More on Sarbanes-Oxley and boards of directors


I got a mention this week on a blog called The Race to the Bottom:

A consistently anti-Sarbanes-Oxley site is The FRAUDFiles Blog. Last week, for example, the blog noted a study discussing the changes in boards as a result of SOX and the increase in D&O insurance costs. As the Blog concluded: “Clearly there is a one significant cost of SOX noted here – an increase in the D&O premiums.”.

I tried to like Sarbanes-Oxley. I promise I did.

I just can’t help but noticing over and over the enormous costs of compliance, and little to no proven decrease in fraud. While I think that companies have made some improvements post-SOX, I think that they came at too high of a cost and that the legislation didn’t actually require most of those improvements anyway… so why have the legislation? Add to that the false sense of security that SOX seems to have given users of financial statements, and we’ve got ourselves a bad situation.

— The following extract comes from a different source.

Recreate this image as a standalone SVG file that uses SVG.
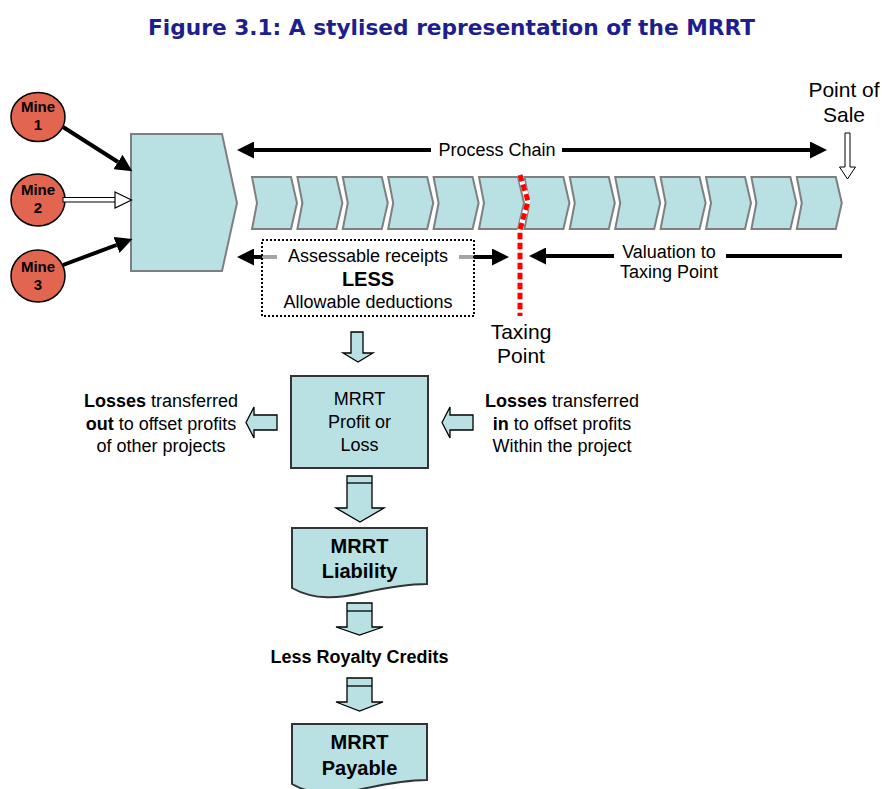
<svg xmlns="http://www.w3.org/2000/svg" width="882" height="789" viewBox="0 0 882 789">
<style>
text{font-family:"Liberation Sans",Arial,sans-serif;fill:#000}
.t18{font-size:18px;text-anchor:middle}
.t21{font-size:21px;text-anchor:middle}
.b{font-weight:bold}
.mine{font-size:15px;font-weight:bold;text-anchor:middle}
.mineC{fill:#e2664f;stroke:#000;stroke-width:1.5}
.chev{fill:#b9e0e3;stroke:#7f7f7f;stroke-width:2}
.box{fill:#b9e0e3;stroke:#333;stroke-width:2}
.blk{fill:#b9e0e3;stroke:#000;stroke-width:1.3}
.thick{stroke:#000;stroke-width:4;fill:none}
.title{font-family:"DejaVu Sans",Verdana,sans-serif;font-size:22px;font-weight:bold;fill:#1e1e8c;text-anchor:middle}
</style>
<defs>
<marker id="ah" markerUnits="userSpaceOnUse" markerWidth="17" markerHeight="17" refX="0" refY="8.5" orient="auto-start-reverse" viewBox="0 0 17 17">
<path d="M0,0 L17,8.5 L0,17 Z" fill="#000"/>
</marker>
</defs>
<rect width="882" height="789" fill="#fff"/>
<text class="title" x="451.5" y="35" textLength="607" lengthAdjust="spacingAndGlyphs">Figure 3.1: A stylised representation of the MRRT</text>

<g id="mine1"><ellipse class="mineC" cx="38" cy="117" rx="27" ry="24.5"/><text class="mine" x="38" y="112">Mine</text><text class="mine" x="38" y="130">1</text></g>
<g id="mine2"><ellipse class="mineC" cx="38" cy="200" rx="27" ry="26"/><text class="mine" x="38" y="195">Mine</text><text class="mine" x="38" y="213">2</text></g>
<g id="mine3"><ellipse class="mineC" cx="38" cy="276" rx="27" ry="26"/><text class="mine" x="38" y="272">Mine</text><text class="mine" x="38" y="290">3</text></g>

<g id="start-stage"><path class="chev" d="M131,134 H222 L237,203 L222,271 H131 Z"/></g>

<g id="process-chain">
<path class="chev" d="M252,177 h39 l6,26 l-6,26 h-39 l5,-26 Z"/>
<path class="chev" d="M297.4,177 h39 l6,26 l-6,26 h-39 l5,-26 Z"/>
<path class="chev" d="M342.8,177 h39 l6,26 l-6,26 h-39 l5,-26 Z"/>
<path class="chev" d="M388.2,177 h39 l6,26 l-6,26 h-39 l5,-26 Z"/>
<path class="chev" d="M433.6,177 h39 l6,26 l-6,26 h-39 l5,-26 Z"/>
<path class="chev" d="M479,177 h39 l6,26 l-6,26 h-39 l5,-26 Z"/>
<path class="chev" d="M524.4,177 h39 l6,26 l-6,26 h-39 l5,-26 Z"/>
<path class="chev" d="M569.8,177 h39 l6,26 l-6,26 h-39 l5,-26 Z"/>
<path class="chev" d="M615.2,177 h39 l6,26 l-6,26 h-39 l5,-26 Z"/>
<path class="chev" d="M660.6,177 h39 l6,26 l-6,26 h-39 l5,-26 Z"/>
<path class="chev" d="M706,177 h39 l6,26 l-6,26 h-39 l5,-26 Z"/>
<path class="chev" d="M751.4,177 h39 l6,26 l-6,26 h-39 l5,-26 Z"/>
<path class="chev" d="M796.8,177 h39 l6,26 l-6,26 h-39 l5,-26 Z"/>
</g>

<g id="connectors">
<line class="thick" x1="63" y1="127" x2="118" y2="162" marker-end="url(#ah)"/>
<line class="thick" x1="63" y1="265" x2="116.5" y2="245" marker-end="url(#ah)"/>
<rect x="63" y="197.5" width="54" height="4.5" fill="#fff" stroke="#000" stroke-width="1"/>
<path d="M115,192 L131.5,200 L115,208 Z" fill="#fff" stroke="#000" stroke-width="1.2"/>
<line class="thick" x1="254" y1="150" x2="431" y2="150" marker-start="url(#ah)"/>
<line class="thick" x1="562" y1="150" x2="810" y2="150" marker-end="url(#ah)"/>
<path d="M845,133 H850 V167 H855.5 L847.5,179 L839.5,167 H845 Z" fill="#fff" stroke="#000" stroke-width="1"/>
<line class="thick" x1="254" y1="257" x2="492" y2="257" marker-start="url(#ah)" marker-end="url(#ah)"/>
<line class="thick" x1="546" y1="256" x2="614" y2="256" marker-start="url(#ah)"/>
<line class="thick" x1="726" y1="256" x2="842" y2="256"/>
<path d="M520,175 L528,201 L520,230 L520,316" fill="none" stroke="#fff" stroke-width="5"/>
<path d="M520,175 L528,201 L520,230 L520,316" fill="none" stroke="#f00" stroke-width="5" stroke-dasharray="6.5,3.5"/>
<path class="blk" d="M351,332 H363 V353 H373 L358,362 L343,353 H351 Z"/>
<path class="blk" d="M246,422.5 L254,407 V415 H277 V430 H254 V438 Z"/>
<path class="blk" d="M442,422.5 L450,407 V415 H473 V430 H450 V438 Z"/>
<path class="blk" d="M347,476 H372 V508 H384 L360,522 L336,508 H347 Z"/>
<line x1="347" y1="483" x2="372" y2="483" stroke="#000" stroke-width="1.3"/>
<path class="blk" d="M347,603 H372 V627 H383 L359.5,635 L336,627 H347 Z"/>
<line x1="347" y1="611" x2="372" y2="611" stroke="#000" stroke-width="1.3"/>
<path class="blk" d="M347,678 H372 V702 H383 L359.5,711 L336,702 H347 Z"/>
<line x1="347" y1="686" x2="372" y2="686" stroke="#000" stroke-width="1.3"/>
</g>

<g id="process-chain-label"><text class="t18" x="497" y="156">Process Chain</text></g>
<g id="point-of-sale"><text class="t21" x="844" y="97">Point of</text><text class="t21" x="844" y="122">Sale</text></g>

<g id="receipts-box">
<rect x="262" y="240" width="212" height="76" fill="#fff" fill-opacity="0.65" stroke="#000" stroke-width="2" stroke-dasharray="2,2"/>
<rect x="277" y="249" width="182" height="16" fill="#fff"/>
<text class="t18" x="368" y="262">Assessable receipts</text>
<text class="t18 b" x="368" y="286" style="font-size:20px">LESS</text>
<text class="t18" x="368" y="308">Allowable deductions</text>
</g>

<g id="valuation-label"><text class="t18" x="669" y="258">Valuation to</text><text class="t18" x="669" y="278">Taxing Point</text></g>
<g id="taxing-point"><text class="t21" x="521" y="339">Taxing</text><text class="t21" x="521" y="363">Point</text></g>

<g id="profit-loss">
<rect class="box" x="291" y="376" width="137" height="92"/>
<text class="t18" x="359.5" y="405">MRRT</text>
<text class="t18" x="359.5" y="428">Profit or</text>
<text class="t18" x="359.5" y="451">Loss</text>
</g>

<g id="losses-out">
<text class="t18" x="161" y="407"><tspan class="b">Losses</tspan> transferred</text>
<text class="t18" x="161" y="430"><tspan class="b">out</tspan> to offset profits</text>
<text class="t18" x="161" y="452">of other projects</text>
</g>
<g id="losses-in">
<text class="t18" x="562" y="407"><tspan class="b">Losses</tspan> transferred</text>
<text class="t18" x="562" y="430"><tspan class="b">in</tspan> to offset profits</text>
<text class="t18" x="562" y="452">Within the project</text>
</g>

<g id="liability">
<path class="box" d="M292,528 H427 V584 C405,584 385,588 362,593 C340,598 315,601 292,588 Z"/>
<text class="t18 b" x="359.5" y="553" style="font-size:20px">MRRT</text>
<text class="t18 b" x="359.5" y="578" style="font-size:20px">Liability</text>
</g>

<g id="royalty"><text class="t18 b" x="359.5" y="663">Less Royalty Credits</text></g>

<g id="payable">
<path class="box" d="M292,724 H427 V780 C405,780 385,784 362,789 C340,794 315,797 292,784 Z"/>
<text class="t18 b" x="359.5" y="749" style="font-size:20px">MRRT</text>
<text class="t18 b" x="359.5" y="775" style="font-size:20px">Payable</text>
</g>
</svg>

Admirably, J. Robert Brown at The Race to the Bottom took a much better look at the study I referenced in my initial post on this topic. A couple of the interesting points that Mr. Brown highlighted:

  • Boards have become larger and more “independent.”
  • The number of companies adding at least one director to the audit committee have increased from 18.09% in 1999 to 36.16% in 2004. One can surmise that a good part of this increase arose from the need for a financial expert on the audit committee.
  • While there was no material change in the number of board meetings as a whole in the post-SOX world, audit committee meetings doubled.

I’m still left wondering, however, whether any of these “improvements” has really helped curb corporate fraud?